Over the last month I’ve continued to experiment with different network structures with little to show for it. It’s been a little frustrating. I can’t even get a model that fits the Hand Crafted Evaluation. 🙁 This just reinforces what I had concluded in my last update though- I just don’t have enough training data. I’m still using the ~10m position dataset by Andrew Grant. From reading online (such as this post on talkchess.com), hundreds of millions or even a billion training positions is not uncommon. So, how do I get my hands on that many training positions?
I could most likely find a source online if I looked around; perhaps some other authors would share. But, that doesn’t seem very satisfying to me. I’d rather generate them myself, if that’s practical. So, just to do some napkin math: let’s say I want a set of 100m training positions. Let’s also assume that each training game will yield 5 training positions. That means I’d need on the order of 20m unique games! If I wanted a set of 250m training positions (which doesn’t seem to be an unreasonable number at all), I’d need something like 50m unique games. That’s a lot of games!

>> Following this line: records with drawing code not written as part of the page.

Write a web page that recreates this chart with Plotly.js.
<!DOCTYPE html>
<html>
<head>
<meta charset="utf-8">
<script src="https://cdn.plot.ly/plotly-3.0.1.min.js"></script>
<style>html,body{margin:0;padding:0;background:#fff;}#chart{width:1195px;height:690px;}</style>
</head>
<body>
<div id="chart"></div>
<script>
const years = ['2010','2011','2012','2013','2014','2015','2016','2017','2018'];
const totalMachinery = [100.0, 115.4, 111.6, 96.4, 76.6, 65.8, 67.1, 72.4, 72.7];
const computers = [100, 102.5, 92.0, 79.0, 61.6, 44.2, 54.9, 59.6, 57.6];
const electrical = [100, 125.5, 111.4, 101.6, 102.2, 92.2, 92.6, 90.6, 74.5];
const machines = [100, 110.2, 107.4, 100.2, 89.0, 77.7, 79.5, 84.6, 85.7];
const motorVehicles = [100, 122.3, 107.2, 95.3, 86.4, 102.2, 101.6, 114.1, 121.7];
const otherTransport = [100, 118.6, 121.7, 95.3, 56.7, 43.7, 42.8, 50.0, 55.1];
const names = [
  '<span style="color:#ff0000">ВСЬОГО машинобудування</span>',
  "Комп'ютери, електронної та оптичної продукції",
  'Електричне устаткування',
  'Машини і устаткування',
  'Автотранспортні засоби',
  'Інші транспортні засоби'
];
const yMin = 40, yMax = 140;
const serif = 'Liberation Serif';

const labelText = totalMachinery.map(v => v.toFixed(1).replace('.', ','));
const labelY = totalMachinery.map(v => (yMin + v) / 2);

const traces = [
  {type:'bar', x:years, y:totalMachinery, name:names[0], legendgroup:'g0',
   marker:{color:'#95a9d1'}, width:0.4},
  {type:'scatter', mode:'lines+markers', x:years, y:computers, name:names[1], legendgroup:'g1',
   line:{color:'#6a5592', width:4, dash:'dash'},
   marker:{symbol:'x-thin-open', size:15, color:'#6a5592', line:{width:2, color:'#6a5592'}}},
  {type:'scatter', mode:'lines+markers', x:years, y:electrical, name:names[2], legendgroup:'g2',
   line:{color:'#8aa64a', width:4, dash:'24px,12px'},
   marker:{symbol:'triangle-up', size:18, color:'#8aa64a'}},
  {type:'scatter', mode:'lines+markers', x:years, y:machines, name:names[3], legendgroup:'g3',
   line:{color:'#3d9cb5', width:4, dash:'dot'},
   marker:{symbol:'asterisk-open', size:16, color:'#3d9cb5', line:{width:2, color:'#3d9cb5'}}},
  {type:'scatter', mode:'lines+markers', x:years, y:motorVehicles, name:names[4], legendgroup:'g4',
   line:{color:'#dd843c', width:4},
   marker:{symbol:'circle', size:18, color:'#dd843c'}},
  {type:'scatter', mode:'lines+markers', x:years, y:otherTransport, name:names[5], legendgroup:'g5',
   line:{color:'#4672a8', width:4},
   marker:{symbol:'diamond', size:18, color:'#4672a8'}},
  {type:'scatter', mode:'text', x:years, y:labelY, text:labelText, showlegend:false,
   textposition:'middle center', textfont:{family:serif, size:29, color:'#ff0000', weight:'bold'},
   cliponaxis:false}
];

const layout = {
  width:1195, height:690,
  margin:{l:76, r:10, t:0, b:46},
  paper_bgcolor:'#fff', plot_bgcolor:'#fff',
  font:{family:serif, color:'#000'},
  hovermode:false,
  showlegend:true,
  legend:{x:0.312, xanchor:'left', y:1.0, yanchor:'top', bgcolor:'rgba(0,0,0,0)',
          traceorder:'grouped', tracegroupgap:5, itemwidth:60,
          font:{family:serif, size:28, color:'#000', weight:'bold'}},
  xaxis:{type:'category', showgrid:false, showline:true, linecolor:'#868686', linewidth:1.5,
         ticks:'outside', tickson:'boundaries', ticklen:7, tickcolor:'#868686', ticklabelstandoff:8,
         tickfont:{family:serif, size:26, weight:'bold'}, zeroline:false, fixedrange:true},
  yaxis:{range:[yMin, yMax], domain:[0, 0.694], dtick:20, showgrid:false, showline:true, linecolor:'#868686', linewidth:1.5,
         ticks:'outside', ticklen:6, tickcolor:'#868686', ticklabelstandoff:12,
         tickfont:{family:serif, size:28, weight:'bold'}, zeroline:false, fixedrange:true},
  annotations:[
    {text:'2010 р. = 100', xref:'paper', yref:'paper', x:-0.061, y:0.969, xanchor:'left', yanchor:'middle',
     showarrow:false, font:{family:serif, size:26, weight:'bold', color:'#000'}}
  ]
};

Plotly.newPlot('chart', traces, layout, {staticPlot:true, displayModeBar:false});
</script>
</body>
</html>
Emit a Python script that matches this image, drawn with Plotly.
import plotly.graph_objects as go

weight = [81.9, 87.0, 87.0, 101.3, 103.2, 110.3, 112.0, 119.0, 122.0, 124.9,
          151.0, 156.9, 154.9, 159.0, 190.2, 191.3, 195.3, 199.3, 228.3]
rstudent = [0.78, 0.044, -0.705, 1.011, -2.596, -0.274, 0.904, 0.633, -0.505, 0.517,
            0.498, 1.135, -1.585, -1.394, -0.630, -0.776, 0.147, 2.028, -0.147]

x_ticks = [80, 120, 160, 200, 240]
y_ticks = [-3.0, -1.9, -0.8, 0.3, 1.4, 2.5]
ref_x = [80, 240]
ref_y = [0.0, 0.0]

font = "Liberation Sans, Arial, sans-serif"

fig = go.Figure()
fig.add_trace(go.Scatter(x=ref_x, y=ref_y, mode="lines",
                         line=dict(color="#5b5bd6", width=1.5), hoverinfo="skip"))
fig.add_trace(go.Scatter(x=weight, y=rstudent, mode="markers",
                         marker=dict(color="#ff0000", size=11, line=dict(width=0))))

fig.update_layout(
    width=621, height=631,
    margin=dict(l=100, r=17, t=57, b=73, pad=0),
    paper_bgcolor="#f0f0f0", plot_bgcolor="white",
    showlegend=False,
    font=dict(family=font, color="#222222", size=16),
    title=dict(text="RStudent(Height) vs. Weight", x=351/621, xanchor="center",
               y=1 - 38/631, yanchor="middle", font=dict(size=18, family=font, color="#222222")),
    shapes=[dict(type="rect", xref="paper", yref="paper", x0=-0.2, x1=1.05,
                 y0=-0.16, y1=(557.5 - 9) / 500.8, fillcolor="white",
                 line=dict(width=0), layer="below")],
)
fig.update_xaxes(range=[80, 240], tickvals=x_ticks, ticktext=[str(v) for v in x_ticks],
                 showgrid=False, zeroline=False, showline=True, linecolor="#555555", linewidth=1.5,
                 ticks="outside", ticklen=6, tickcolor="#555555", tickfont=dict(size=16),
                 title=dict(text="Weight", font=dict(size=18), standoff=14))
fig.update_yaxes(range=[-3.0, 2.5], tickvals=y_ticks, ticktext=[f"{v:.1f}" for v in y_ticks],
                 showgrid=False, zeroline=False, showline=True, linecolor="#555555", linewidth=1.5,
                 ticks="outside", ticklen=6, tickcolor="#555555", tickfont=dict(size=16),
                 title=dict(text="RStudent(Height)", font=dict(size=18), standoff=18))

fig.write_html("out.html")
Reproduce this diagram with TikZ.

I’m not philosophically opposed to scraping *games* from online sources, because the games themselves still have to be translated into training positions, and even in that there seems to be some room for experimentation. Another possibility is to play very fast games from random starting positions. I’m not entirely sure how fast I can produce these on my hardware without some experimentation though. I think I will do some experiments before deciding on my “game gathering” strategy.
Another area that needs some work: my home grown machine learning library is far too slow for this. Judging by its performance on the MNIST image classification problem, the library works just fine, but chess seems to be a very extreme use case. I don’t think there’s a way around using hardware level instructions (SIMD, AVX) to have speeds that are acceptable for a chess engine. I think I’m a pretty good bit twiddler, but hardware level stuff isn’t my specialty. If it were just a matter of training faster, I could look into using some other training library (maybe nnue-pytorch, I’m not sure). But, the engine still needs to be able to run a forward pass through the network to make predictions during the game, so it seems there’s really no way around it — I need to figure this out. On the Java front, there is JEP 438 which is part of the latest JDK 20 release. That seems like a promising direction for chess4j. Or, perhaps there is already some Java based linear algebra library that would handle that job for me. I don’t think I’ll ever port the training code to Prophet, but I would like to do the forward pass code, so I’ll have to figure that out in C as well.
Lots to do! In summary, I think the plan for now is to get my machine working on building training data, then while it works I’ll do my homework on making my Java based machine learning library more accurate and faster.